Разные формулы (редакции) категорического императива раскрывают разные аспекты одного и того же закона, делают его более наглядным, доступным для восприятия. Категорический императив как абсолютный закон и есть закон доброй воли.
«Та воля безусловно добра, которая не может быть злой, стало быть, та, максима которой, если ее делают всеобщим законом, никогда не может противоречить себе. Следовательно, принцип: поступай всегда согласно такой максиме, всеобщности которой в качестве закона ты в то же время можешь желать, — также есть высший закон безусловно доброй воли; это единственное условие, при котором воля никогда не может сама себе противоречить, и такой императив есть категорический императив» (279).
К примеру, человек оказался в затруднительном положении, из которого он может выйти, дав обещание без намерения его выполнить.
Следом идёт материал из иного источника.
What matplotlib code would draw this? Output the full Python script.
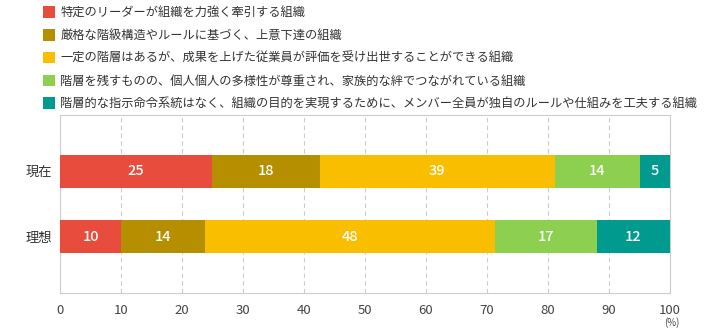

В этой ситуации, как говорит Кант, следует различать два вопроса: является ли такой способ поведения благоразумным и является ли он нравственным. С помощью лживой увертки можно выйти из конкретной затруднительной ситуации, но никогда нельзя точно сказать, какие последствия в будущем могут возникнуть для человека, потерявшего доверие, и он, вполне возможно, не досчитается значительно больше того, что временно приобретает. Поэтому благоразумие требует давать честные обещания. Совет благоразумия, хотя он сам по себе верен, построен на боязни дурных последствий и не обладает должной твердостью; ведь человек вполне может прийти к выводу, что бояться ему нечего и он вполне может обмануть с большой выгодой для себя. Другой дело, если следовать данной норме как нравственному требованию, т. е. требованию категорическому, безусловному. Но как узнать, является ли она таковой? Для этого необходимо провести мысленный эксперимент и задаться вопросом: хочу ли я, чтобы каждый имел право на ложное обещание в ситуациях, которые он считает для себя затруднительными? Говоря иначе, желаю ли я, согласен ли я, чтобы ложь стала общим для всех законом? При такой постановке выясняется, что тот, кто подвержен искусу ложного обещания и желал бы его дать, тем не менее, сохраняя способность к последовательному мышлению, никак не может желать того, чтобы это стало всеобщим законом, ибо в этом случае никто бы ему не поверил. Более того, ложное обещание как раз предполагает, что оно будет воспринято не как ложное, что оно, следовательно, не должно быть возведено во всеобщее правило.
«Стало быть, моя максима, коль скоро она стала бы всеобщим законом, необходимо разрушила бы самое себя» (239).
Таким образом, категорический императив предлагает механизм, позволяющий индивиду установить в ходе мысленного эксперимента — соответствуют ли реальные мотивы его поведения нравственному закону.
Долг
Категорический императив — объективный принцип доброй воли. А что же является ее субъективным принципом? Говоря по другому — каким мотивом руководствуется человек, когда он подчиняется категорическому императиву? Чтобы ответить на этот вопрос, надо вспомнить, что, согласно Канту, разумность воли есть способность действовать согласно представлению о законе. Представление о законе в этом случае является и знанием, и особого рода чувством, которое связывает субъекта с этим законом. Это чувство Кант называет уважением.